Я столь подробно описываю его как из-за своего детского поклонения ему, так и потому, что мне еще представится случай упомянуть о нем позже. Открытие его первого семестра стало сигналом для семьи Бартон, и, устроившись на крепких плечах моего рослого брата Стивена, я была доставлена за милю сквозь высокие сугробы в школу. Я часто задавалась вопросом: не было ли в этом шаге доли озорного любопытства со стороны этих вовсе не глупых юнцов — посмотреть, как я проявлю себя в школе.

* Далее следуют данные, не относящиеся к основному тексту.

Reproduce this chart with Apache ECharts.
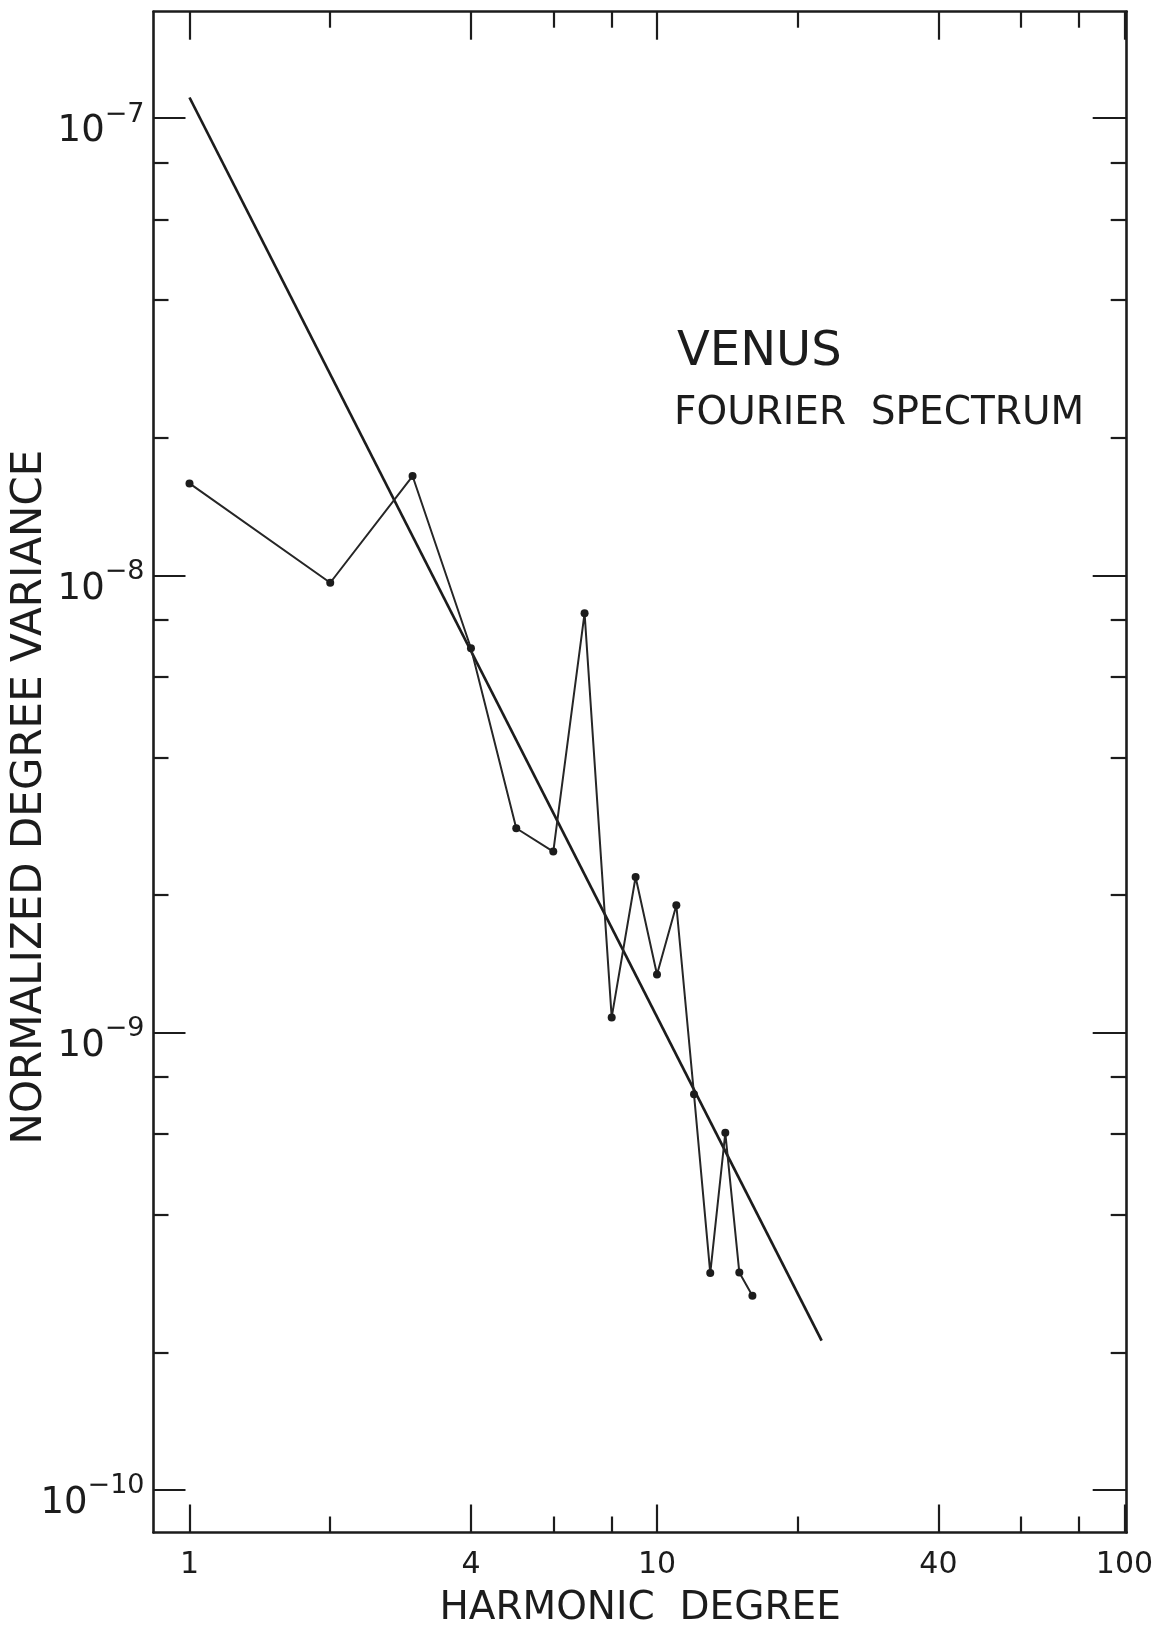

Я, разумеется, была малышкой школы. Я не припомню никакого знакомства с учителем, но меня посадили среди многочисленных учеников в отнюдь не просторном помещении с моим букварем и традиционной грифельной доской, с которой меня ничто не могло разлучить. Меня усадили на одну из низких скамеек, и я сидела очень тихо. Наконец величественный школьный учитель занял свое место и, взяв букварь, позвал к себе класс малышей. Он указывал на буквы каждому из нас. Я назвала их все, и меня попросили прочесть по складам несколько простых слов: «собака», «кот» и т. д., на что я нерешительно сообщила ему, что я «здесь по складам не читаю». «А где же ты читаешь по складам?» — «Я читаю по складам в „Артишоке“», поскольку это было главное слово в колонке из трех слогов в моем букваре. Он добродушно согласился с моим предложением, и меня перевели в класс «артишока», чтобы я отбывала свою повинность всю зиму, читала и «боролась за первое место». Когда через несколько недель комитет объявил моего брата Стивена слишком продвинутым для обычной школы и его самого назначили руководить важной школой, мое уникальное средство передвижения перешло к другому брату — Дэвиду.